In an affidavit attached to the criminal complaint, FBI Special Agent Monte Czaplewski said there was probable cause to believe that electronic devices possessed by Wilson and firearms owned by him "have been used for or obtained in anticipation of engaging in or planning to engage in criminal offenses against the United States."

Just before 2 a.m. on Oct. 22, an assistant conductor felt the train braking, searched for what was causing it and found Wilson in the engineer's seat of the follow engine "playing with the controls," Czaplewski wrote.

The conductor, and others, subdued Wilson, then held him and waited for deputies from Furnas and Harlan counties to arrive in Oxford, 23 miles southwest of Holdrege, where the eastbound California Zephyr with about 175 people aboard stopped.

No injuries were reported.

Czaplewski said Wilson, who has a permit in Missouri to carry a concealed handgun, had a loaded .38-caliber handgun in his waistband, a speed loader in his pocket and a National Socialist Movement business card on him when he was arrested.

He also had a backpack with three more speed loaders, a box of ammunition, a knife, tin snips, scissors and a ventilation mask inside.

Wilson, who was traveling from Sacramento, California, to St. Louis, later was charged in Furnas County with felony criminal mischief and use of a deadly weapon during the commission of a felony.

In late October, a judge ordered Wilson to undergo a competency evaluation at his attorney's request. He later was found competent to proceed, according to court records.

His $100,000 bond was posted on Dec. 11 and he was released.

Two days later, according to the federal case, FBI agents searched Wilson's home in Missouri and found a hidden compartment with a handmade shield, as well as: "a tactical vest, 11 AR-15 (rifle) ammunition magazines with approximately 190 rounds of .223 ammunition, one drum-style ammunition magazine for a rifle, firearms tactical accessories (lights), 100 rounds of 9 mm ammunition, approximately 840 rounds of 5.45x39 rifle ammunition, white supremacy documents and paperwork, several additional handgun and rifle magazines, gunpowder, ammunition-reloading supplies, and a pressure plate."

Czaplewski said they also found 15 firearms, including a fully-automatic rifle, ammunition and firearms magazines, and a tactical body armor carrier with ceramic ballistic plates.

In the newly unsealed federal case, Czaplewski wrote that investigators had found videos and PDF files on Wilson's phone of a white supremacist banner over a highway, other alt-right postings and documents related to how to kill people.

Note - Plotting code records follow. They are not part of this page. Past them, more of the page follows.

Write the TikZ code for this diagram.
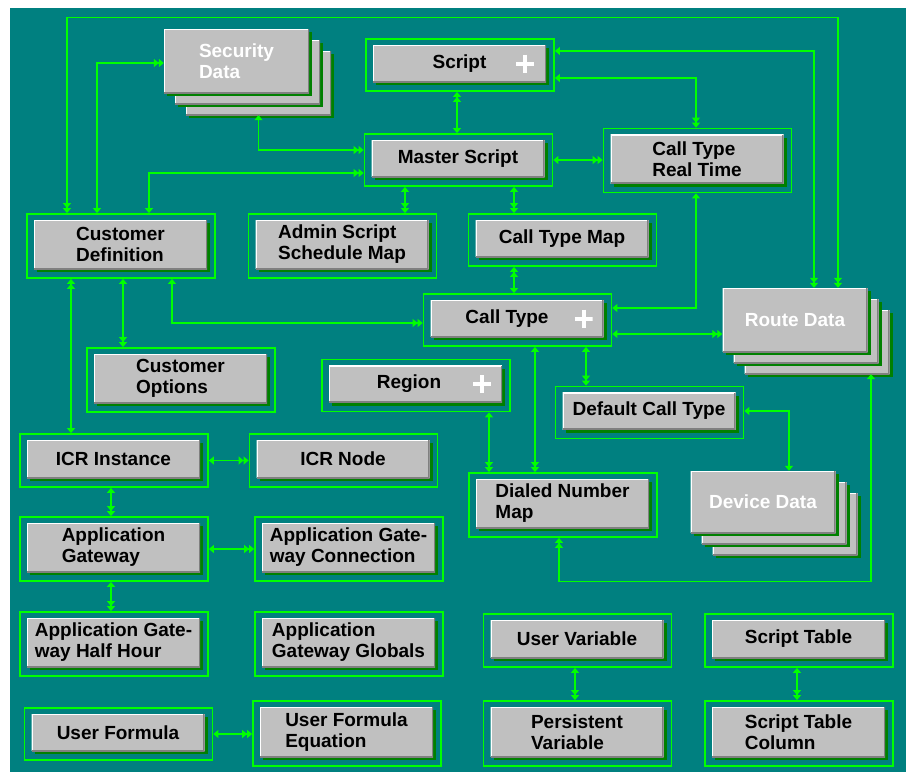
\documentclass[tikz,border=0pt]{standalone}
\usepackage{fontspec}
\setmainfont{Liberation Sans}
\usetikzlibrary{arrows.meta,shadows}
\definecolor{bgteal}{HTML}{008080}
\definecolor{linkgreen}{HTML}{00FF00}
\definecolor{boxgray}{HTML}{C0C0C0}
\definecolor{bevelgray}{HTML}{808080}
\definecolor{shadegreen}{HTML}{008000}
\tikzset{
	>={Triangle[length=5pt,width=8pt]},
	link/.style={draw=linkgreen, line width=1.2pt},
	entframe/.style={draw=linkgreen, line width=1.8pt, inner sep=0pt, minimum width=188pt},
	entbox/.style={fill=boxgray, inner sep=0pt, minimum width=173pt, align=left,
		font=\bfseries\fontsize{19}{21}\selectfont,
		drop shadow={shadow xshift=3pt, shadow yshift=-3pt, fill=shadegreen, opacity=1},
		path picture={
			\draw[white, line width=2pt] (path picture bounding box.south west) |- (path picture bounding box.north east);
			\draw[bevelgray, line width=3pt] (path picture bounding box.south west) -| (path picture bounding box.north east);
		}},
	storebox/.style={entbox, minimum width=145pt, text=white},
	plusmark/.style={minimum size=18pt, inner sep=0pt,
		path picture={
			\draw[white, line width=4pt] (path picture bounding box.west) -- (path picture bounding box.east)
				(path picture bounding box.north) -- (path picture bounding box.south);
		}}
}
\def\entity(#1)(#2,#3)#4#5{%
	\node[entframe, minimum height={#4+15}] (#1) at (#2,#3) {};
	\node[entbox, minimum height=#4] (#1-b) at ([xshift=-0.5pt,yshift=1.5pt]#1.center) {#5};
}
\def\datastore(#1)(#2,#3)#4#5{%
	\node[storebox, minimum height=#4] (#1-3) at ({#2+22},{#3+22}) {};
	\node[storebox, minimum height=#4] (#1-2) at ({#2+11},{#3+11}) {};
	\node[storebox, minimum height=#4] (#1) at (#2,#3) {#5};
}

\begin{document}
\begin{tikzpicture}[x=1pt, y=-1pt]
		%%%%% START %%%%%
		
		\useasboundingbox (0,0) rectangle (906,772);
		\fill[white] (0,0) rectangle (906,772);
		\fill[bgteal] (10,8) rectangle (906,772);
		
		\datastore(secdata)(236.5,61){64}{Security\\Data}
		\datastore(routedata)(795,320){64}{Route Data}
		\datastore(devdata)(763,502){62}{Device Data}
		
		\entity(script)(460,65){37}{Script}
		\node[plusmark] (script-plus) at ([xshift=-21pt]script-b.east) {};
		\entity(master)(458.5,160){37}{Master Script}
		\entity(ctrt)(697.5,160.5){49}{Call Type\\Real Time}
		\entity(custdef)(121,246){49}{Customer\\Definition}
		\entity(admin)(342.5,246){49}{Admin Script\\Schedule Map}
		\entity(ctmap)(562.5,240){37}{Call Type Map}
		\entity(calltype)(517.5,320){37}{Call Type\kern20pt}
		\node[plusmark] (calltype-plus) at ([xshift=-20pt]calltype-b.east) {};
		\entity(custopt)(181,380){49}{Customer\\Options}
		\entity(region)(416,385.5){37}{Region\kern13pt}
		\node[plusmark] (region-plus) at ([xshift=-20pt]region-b.east) {};
		\entity(dct)(649.5,412.5){37}{Default Call Type}
		\entity(icrinst)(114,460.5){38}{ICR Instance}
		\entity(icrnode)(343.5,460.5){38}{ICR Node}
		\entity(dnm)(563,505){49}{Dialed Number\\Map}
		\entity(appgw)(114,549){49}{Application\\Gateway}
		\entity(agconn)(349,549){49}{Application Gate-\\way Connection}
		\entity(aghh)(114,644){49}{Application Gate-\\way Half Hour}
		\entity(agglob)(349,644){49}{Application\\Gateway Globals}
		\entity(uservar)(577.5,640.5){38}{User Variable}
		\entity(scripttab)(799,640.5){38}{Script Table}
		\entity(userform)(118.5,734){37}{User Formula}
		\entity(ufeq)(347,733.5){50}{User Formula\\Equation}
		\entity(persvar)(577.5,733.5){50}{Persistent\\Variable}
		\entity(stcol)(799,733.5){50}{Script Table\\Column}
		
		% links
		\draw[link, <<->>] ([xshift=-54pt]custdef.north) -- ++(0,-196) -| ([xshift=43pt]routedata.north);
		\draw[link, <->>] ([xshift=-24pt]custdef.north) |- ([yshift=-2pt]secdata.west);
		\draw[link, <->>] (secdata-3.south) |- ([yshift=10pt]master.west);
		\draw[link, <->>] ([xshift=28pt]custdef.north) |- ([yshift=-13pt]master.west);
		\draw[link, <<->] ([xshift=-3pt]script.south) -- ([xshift=-1.5pt]master.north);
		\draw[link, <->>] ([yshift=14pt]script.east) -| ([xshift=19pt]routedata.north);
		\draw[link, <->>] ([yshift=-13pt]script.east) -| ([xshift=-1.5pt]ctrt.north);
		\draw[link, <->>] (master.east) -- (master.east -| ctrt.west);
		\draw[link, <->>] ([xshift=-53.5pt]master.south) -- ([xshift=62.5pt]admin.north);
		\draw[link, <->>] ([xshift=55.5pt]master.south) -- ([xshift=-48.5pt]ctmap.north);
		\draw[link, <<->] ([xshift=-48.5pt]ctmap.south) -- ([xshift=-3.5pt]calltype.north);
		\draw[link, <->] ([xshift=-1.5pt]ctrt.south) |- ([yshift=12pt]calltype.east);
		\draw[link, <->>] ([yshift=-14pt]calltype.east) -- ([yshift=-14pt]routedata.west);
		\draw[link, <->>] ([xshift=51pt]custdef.south) |- ([yshift=-3pt]calltype.west);
		\draw[link, <->>] ([xshift=2pt]custdef.south) -- ([xshift=-58pt]custopt.north);
		\draw[link, <<->] ([xshift=-50pt]custdef.south) -- ([xshift=-43pt]icrinst.north);
		\draw[link, <->>] (icrinst.east) -- (icrnode.west);
		\draw[link, <->>] ([xshift=-3pt]icrinst.south) -- ([xshift=-3pt]appgw.north);
		\draw[link, <->>] (appgw.east) -- (agconn.west);
		\draw[link, <->>] ([xshift=-3pt]appgw.south) -- ([xshift=-3pt]aghh.north);
		\draw[link, <->>] ([xshift=17.5pt]calltype.south) -- ([xshift=-28pt]dnm.north);
		\draw[link, <->>] ([xshift=68.5pt]calltype.south) -- ([xshift=-63.5pt]dct.north);
		\draw[link, <->>] ([xshift=73pt]region.south) -- ([xshift=-74pt]dnm.north);
		\draw[link, <->] ([yshift=1.5pt]dct.east) -| ([xshift=26pt]devdata.north);
		\draw[link, <->>] ([xshift=54pt]routedata-3.south) -- ++(0,207) -| ([xshift=-4pt]dnm.south);
		\draw[link, <->>] (userform.east) -- (userform.east -| ufeq.west);
		\draw[link, <->>] ([xshift=-2.5pt]uservar.south) -- ([xshift=-2.5pt]persvar.north);
		\draw[link, <->>] ([xshift=-2pt]scripttab.south) -- ([xshift=-2pt]stcol.north);
		
		%%%%% END %%%%%
\end{tikzpicture}
\end{document}
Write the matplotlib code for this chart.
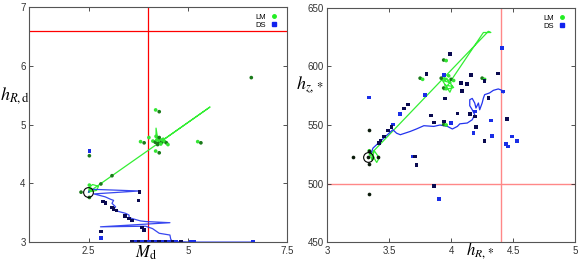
import matplotlib
matplotlib.use("Agg")
import matplotlib.pyplot as plt
from matplotlib.lines import Line2D

plt.rcParams['font.family'] = ['Liberation Sans', 'DejaVu Sans']
plt.rcParams['mathtext.fontset'] = 'stix'

# ---------------- left panel data: M_d vs h_R,d ----------------
lm_left_x = [6.60, 4.19, 4.28, 3.81, 3.90, 4.02, 5.25, 5.33, 4.19, 4.28,
             4.12, 4.18, 4.22, 4.26, 4.30, 4.34, 4.38, 4.42, 4.46, 4.50, 4.20, 4.28, 4.36, 4.24, 4.32,
             3.09, 2.81, 2.52, 2.52, 2.31, 2.52, 2.55]
lm_left_y = [5.80, 5.25, 5.22, 4.71, 4.69, 4.78, 4.71, 4.69, 4.55, 4.52,
             4.72, 4.70, 4.74, 4.68, 4.73, 4.70, 4.75, 4.71, 4.69, 4.66, 4.80, 4.78, 4.74, 4.66, 4.67,
             4.13, 3.99, 3.97, 4.47, 3.85, 3.76, 3.90]
lm_left_dark = [1, 0, 1, 0, 1, 0, 0, 1, 0, 1,
                0, 1, 0, 1, 0, 1, 0, 0, 1, 0, 0, 1, 0, 1, 0,
                1, 1, 0, 1, 1, 1, 0]

ds_left_x = [2.52, 3.78, 3.76, 2.86, 2.93, 3.09, 3.13, 3.20, 3.41, 3.52, 3.60,
             3.85, 3.90, 2.81, 2.81,
             3.60, 3.68, 3.77, 3.85, 3.94, 4.02, 4.11, 4.19, 4.28, 4.36, 4.45,
             4.53, 4.62, 4.70, 4.83, 5.08, 5.17, 6.65]
ds_left_y = [4.55, 3.85, 3.71, 3.69, 3.66, 3.59, 3.56, 3.54, 3.44, 3.40, 3.37,
             3.25, 3.21, 3.18, 3.07,
             3.01, 3.01, 3.01, 3.01, 3.01, 3.01, 3.01, 3.01, 3.01, 3.01, 3.01,
             3.01, 3.01, 3.01, 3.01, 3.01, 3.01, 3.01]
ds_left_dark = [0, 1, 1, 1, 1, 1, 1, 1, 1, 1, 1,
                1, 1, 1, 0,
                1, 0, 1, 0, 1, 0, 1, 0, 1, 0, 1,
                0, 1, 0, 1, 0, 0, 0]

lm_left_path_x = [2.50, 2.52, 2.60, 2.75, 2.70, 2.55, 2.50, 5.56, 4.30, 4.20, 4.20, 4.25,
                  4.40, 4.30, 4.15, 4.35]
lm_left_path_y = [3.85, 3.93, 3.98, 3.95, 3.88, 3.86, 3.85, 5.30, 4.70, 4.79, 4.94, 4.72,
                  4.70, 4.66, 4.72, 4.74]

ds_left_path_x = [2.50, 2.54, 3.77, 2.63, 2.75, 2.92, 3.05, 3.13, 3.09, 3.18, 3.13, 3.26,
                  3.43, 3.52, 3.52, 3.60, 3.81, 3.94, 4.55, 2.80, 3.94, 4.11, 4.28,
                  4.55, 4.57, 4.61, 5.10, 6.65]
ds_left_path_y = [3.85, 3.90, 3.87, 3.82, 3.80, 3.77, 3.73, 3.71, 3.66, 3.60, 3.56, 3.52,
                  3.49, 3.46, 3.42, 3.40, 3.36, 3.35, 3.33, 3.26, 3.27, 3.23, 3.15,
                  3.12, 3.05, 3.01, 3.00, 3.00]

# ---------------- right panel data: h_R,* vs h_z,* ----------------
lm_right_x = [3.75, 3.77, 3.94, 3.96, 3.92, 3.95, 3.94, 3.96, 3.94, 3.96,
              4.25, 4.27, 4.00, 4.02, 3.98, 3.35, 3.37, 3.34]
lm_right_y = [590, 589, 605.5, 605, 590, 589, 581.6, 581, 550.5, 550,
              590, 589, 589, 588, 592, 525, 522, 528]
lm_right_dark = [1, 0, 1, 0, 1, 0, 1, 0, 1, 0,
                 1, 0, 1, 0, 0, 0, 0, 0]

blk_right_x = [3.33, 3.21, 3.34, 3.34, 3.34, 3.41, 3.34]
blk_right_y = [523, 523, 546, 517, 491, 523, 528]

ds_right_x = [3.34, 3.99, 3.80, 3.94, 4.08, 4.09, 4.13, 4.16, 4.38, 4.41, 4.27, 4.30,
              4.42, 3.95, 3.79, 3.65, 3.62, 3.59, 3.53, 3.52, 3.49, 3.46, 3.43, 3.42,
              3.84, 3.86, 3.94, 4.00, 4.05, 4.15, 4.19, 4.19, 4.20, 4.18, 4.27, 4.32,
              4.33, 4.45, 4.44, 4.46, 4.49, 4.53, 3.69, 3.71, 3.72, 3.86, 3.90]
ds_right_y = [573.6, 610.7, 593.3, 592.7, 585.6, 579, 585, 592.7, 594, 616, 587.3, 573,
              578.5, 572.5, 575.6, 567.6, 564, 559.4, 550.5, 548.3, 545.4, 540.3, 536.8, 534.6,
              558.2, 552.2, 553, 551.6, 559.9, 559.4, 561.5, 557.4, 548.5, 543.4, 536.3, 553.9,
              540.8, 555.4, 533.5, 531.7, 540.3, 536.6, 523, 523, 516, 498, 487]
ds_right_dark = [0, 1, 1, 0, 1, 1, 1, 1, 1, 0, 1, 1,
                 0, 1, 0, 1, 1, 0, 0, 1, 1, 1, 1, 1,
                 1, 1, 1, 0, 1, 1, 0, 1, 1, 0, 1, 0,
                 0, 1, 0, 0, 0, 0, 0, 1, 1, 1, 0]

lm_right_path_x = [3.36, 3.40, 3.42, 3.38, 3.36, 3.35, 4.30, 4.32, 4.26, 3.98, 3.94, 4.02,
                   3.96, 4.00, 3.93, 3.99, 4.01, 3.95]
lm_right_path_y = [525, 518, 522, 528, 520, 525, 630, 629, 629, 585, 580, 582,
                   590, 586, 588, 578, 583, 584]

ds_right_path_x = [3.35, 3.37, 3.53, 3.56, 3.59, 3.67, 3.72, 3.78, 3.86, 3.91, 3.97, 4.01,
                   4.05, 4.07, 4.13, 4.17, 4.19, 4.17, 4.15, 4.15, 4.17, 4.19, 4.20, 4.22,
                   4.23, 4.25, 4.26, 4.27, 4.31, 4.34, 4.38, 4.41, 4.42]
ds_right_path_y = [524.6, 530.3, 546, 543, 541.7, 544.5, 546.6, 549.4, 548.8, 550, 548.8, 546.6,
                   548.8, 551, 551.7, 554.5, 558.8, 563, 566.5, 571.6, 572.7, 568.8, 564.5, 568.8,
                   563, 568.8, 573, 575.9, 577.4, 579.6, 580.8, 579.6, 577.4]

LM_LIGHT, LM_DARK = '#33e633', '#1a7a1a'
DS_LIGHT, DS_DARK = '#1a2ee6', '#0a0a50'


def shade(flags, light, dark):
    return [dark if f else light for f in flags]


fig = plt.figure(figsize=(5.81, 2.64), dpi=100)
ax1 = fig.add_axes([0.050, 0.083, 0.444, 0.890])
ax2 = fig.add_axes([0.563, 0.083, 0.427, 0.887])

for ax in (ax1, ax2):
    ax.tick_params(direction='in', length=3, width=0.6, labelsize=7, top=True, right=True,
                   colors='#333333', pad=2.5)
    for s in ax.spines.values():
        s.set_linewidth(0.8)
        s.set_color('#555555')

# left
ax1.axvline(4.0, color='red', lw=0.9, zorder=1)
ax1.axhline(6.6, color='red', lw=0.9, zorder=1)
ax1.plot(lm_left_path_x, lm_left_path_y, color='#33ee33', lw=0.9, zorder=2)
ax1.plot(ds_left_path_x, ds_left_path_y, color='#2233ee', lw=0.9, zorder=2, alpha=0.9)
ax1.scatter(lm_left_x, lm_left_y, s=7, c=shade(lm_left_dark, LM_LIGHT, LM_DARK), marker='o',
            linewidths=0, zorder=3)
ax1.scatter(ds_left_x, ds_left_y, s=7, c=shade(ds_left_dark, DS_LIGHT, DS_DARK), marker='s',
            linewidths=0, zorder=3)
ax1.plot([2.48], [3.85], marker='o', ms=7, mfc='none', mec='black', mew=0.8, zorder=4)
ax1.set_xlim(1, 7.5)
ax1.set_ylim(3, 7)
ax1.set_xticks([2.5, 5, 7.5])
ax1.set_xticklabels(['2.5', '5', '7.5'])
ax1.set_yticks([3, 4, 5, 6, 7])
ax1.set_xlabel(r'$M_\mathrm{d}$', fontsize=12)
ax1.xaxis.set_label_coords(0.455, -0.005)
ax1.set_ylabel(r'$h_{R,\mathrm{d}}$', fontsize=13, rotation=0, labelpad=0)
ax1.yaxis.set_label_coords(-0.055, 0.58)

# right
ax2.axvline(4.4, color='#ff8888', lw=1.0, zorder=1)
ax2.axhline(500, color='#ff8888', lw=1.0, zorder=1)
ax2.plot(lm_right_path_x, lm_right_path_y, color='#33ee33', lw=0.9, zorder=2)
ax2.plot(ds_right_path_x, ds_right_path_y, color='#2233ee', lw=0.9, zorder=2)
ax2.scatter(lm_right_x, lm_right_y, s=7, c=shade(lm_right_dark, LM_LIGHT, LM_DARK), marker='o',
            linewidths=0, zorder=3)
ax2.scatter(blk_right_x, blk_right_y, s=7, c='#0a1a0a', marker='o', linewidths=0, zorder=3)
ax2.scatter(ds_right_x, ds_right_y, s=7, c=shade(ds_right_dark, DS_LIGHT, DS_DARK), marker='s',
            linewidths=0, zorder=3)
ax2.plot([3.33], [523], marker='o', ms=7, mfc='none', mec='black', mew=0.8, zorder=4)
ax2.set_xlim(3, 5)
ax2.set_ylim(450, 650)
ax2.set_xticks([3, 3.5, 4, 4.5, 5])
ax2.set_xticklabels(['3', '3.5', '4', '4.5', '5'])
ax2.set_yticks([450, 500, 550, 600, 650])
ax2.set_xlabel(r'$h_{R,*}$', fontsize=12)
ax2.xaxis.set_label_coords(0.617, 0.008)
ax2.set_ylabel(r'$h_{z,*}$', fontsize=13, rotation=0, labelpad=0)
ax2.yaxis.set_label_coords(-0.07, 0.63)

handles = [Line2D([], [], ls='none', marker='o', ms=2.5, color='#22ee22'),
           Line2D([], [], ls='none', marker='s', ms=2.5, color='#1122ee')]
for ax in (ax1, ax2):
    ax.legend(handles, ['LM', 'DS'], loc='upper right', frameon=False, markerfirst=False,
              fontsize=5.5, handlelength=1.0, handletextpad=0.6, labelspacing=0.1,
              borderaxespad=0.3, bbox_to_anchor=(0.985, 0.995))

fig.savefig('out.png', dpi=100)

He said an acquaintance contacted by the FBI said that Wilson had been acting strange since June and had joined an "alt-right" neo-Nazi group that he found while researching white supremacy forums online.

Czaplewski said agents believe Wilson had traveled with members of the group to the Unite the Right rally at Charlottesville, Virginia, in August, where a woman was killed and 19 injured when a man used his vehicle to ram a crowd of counter-protesters.

An informant told the FBI that Wilson has expressed an interest in "killing black people" and others besides whites, and they suspect Wilson was responsible for a road rage incident in April 2016 in St. Charles where a man pointed a gun at a black woman for no apparent reason while driving on Interstate 70, Czaplewski said.

Wilson now is in federal custody. He was arrested Dec. 23, a day after the complaint was filed under seal in federal court in Nebraska.